BULLISMO E CYBERBULLISMO, DUE FENOMENI PIÙ DIVERSI DI QUANTO SI PENSI

1 Ott, 2021News

NOVITÀ

di Ivano Zoppi
Segretario Generale Fondazione Carolina

“Il bullismo, tutto qui?…” 

Con questa domanda, Carolina Picchio, inizia la lettera che scrisse prima di gettarsi nel vuoto. In quello stesso vuoto in cui ha lasciato tutte le persone che la conoscevano e le volevano bene. A distanza di quasi 9 anni da quella, al termine bullismo abbiamo aggiunto una radice; un elemento che richiama alla tecnologica e al digitale, a volte dal sapore fantascientifico: CYBER

Così, come esistono il crimine e il cyber-crimine; laddove c’è uno spazio c’è un cyber-spazio, a fianco del bullismo si può parlare di cyberbullismo. Quali sono le differenze? Chi sono le vittime e quali sono gli effetti dei comportamenti vessatori online? Partiamo da qui: il cyberbullismo non è semplicemente il bullismo trasportato sul piano digitale, ma risponde a logiche, dinamiche e, soprattutto, a linguaggi differenti.
La legge 71 del 2017, ispirata alla storia di Carolina, per prima ha tentato di definire un fenomeno spesso taciuto o negato, in grado invece di colpire centinaia di migliaia di minori.

LEGGE 71: “qualunque forma di pressione, aggressione, molestia, ricatto, ingiuria, denigrazione, diffamazione, furto d’identità, alterazione, acquisizione illecita, manipolazione, trattamento illecito di dati personali in danno di minorenni, realizzata per via telematica, nonché la diffusione di contenuti on line aventi ad oggetto anche uno o più componenti della famiglia del minore il cui scopo intenzionale e predominante sia quello di isolare un minore o un gruppo di minori ponendo in atto un serio abuso, un attacco dannoso, o la loro messa in ridicolo”.

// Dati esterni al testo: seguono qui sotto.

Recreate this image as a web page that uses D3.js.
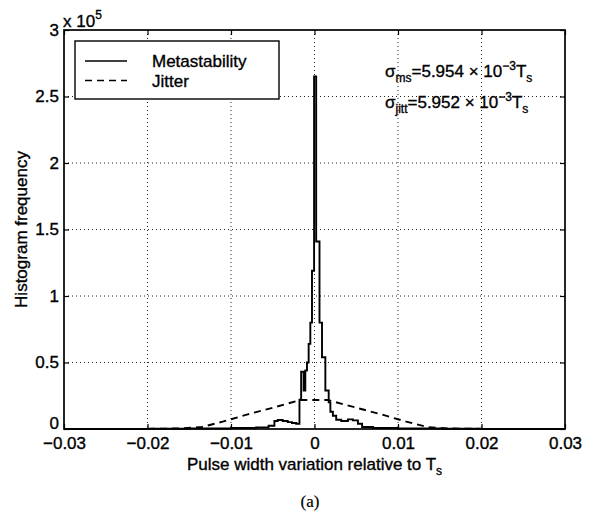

Un primo passo, certamente utile per comprendere la vastità dell’argomento, tuttavia privo di quel piccolo, ma sostanziale elemento distintivo che, appunto, separa il bullismo digitale da quello tradizionale.

Se il bullismo poggia sul concetto di reiterazione, trascinando la vittima all’esasperazione continua nel tempo e nello spazio, al cyberbullo basta colpire anche soltanto una volta, purché l’insulto, la minaccia, la calunnia siano condivise, ricevano like e commenti. La reiterazione di un messaggio, di una foto, di un post o di un singolo Tweet è garantita dallo stesso strumento tecnologico. Il linguaggio del web, quindi, bombarda la vittima con maggiore intensità, velocità e continuità rispetto a quella che si limita al contesto condiviso con il bullo.
Ecco perché le vittime di cyberbullismo sono maggiori. Anche se il bullo si ritenesse “soddisfatto” della propria condotta, o si pentisse del proprio comportamento, sarebbe troppo tardi per tornare indietro.
Su internet è per sempre!
Quello che postiamo, condividiamo, le immagini, i commenti… tutto rimane a futura memoria, perché la Rete non dimentica.
Da qui la necessità di tornare al valore della parola e ai significato dei sentimenti; i nostri e quelli degli altri.
Invece, i ragazzi come gli adulti, postano con noncuranza, senza rendersi conto di cosa produciamo o alimentiamo attraverso i nostri profili.

La continua rincorsa al follower, ai like e alla popolarità abbassa le difese delle nuove generazioni, che spesso non hanno la percezione della loro condotta online, postando contenuti che mai avrebbero replicato nella vita di tutti i giorni. Azioni che, a volte, corrispondono a reati, ai quali dovranno rispondere assieme ai genitori.
L’illusione dell’anonimato, magari nella sicurezza della propria cameretta, spingono ragazze e ragazzi a insulare, denigrare, molestare i propri pari. A condividere contenuti violenti, razzisti o xenofobi, magari aderendo a gruppi Telegram.
Basta un click, che sarà mai!
Eppure, promuovere nazismo e xenofobia in una chat rappresenta un crimine, esattamente come in qualsiasi luogo fisico. Il movente può essere molteplice, dal conflitto alla solitudine, dalla noia alla vendetta. Un cyber-bullo può difatti essere a sua volta vittima di bullismo, piuttosto che di attacchi online da parte di altri coetanei. Lo schermo però questo non lo dice, non ci sono notifiche che possano farci da coscienza. Non c’è un grillo parlante che spunta dal tablet intimando a non diffondere in Rete la propria intimità, ma a proteggerla e custodirla. Non a caso le dinamiche del cyberbullismo, che non conosce pausa o fine, rappresentano spesso l’anticamera del sexting e del ricatto sessuale e della dipendenza da web.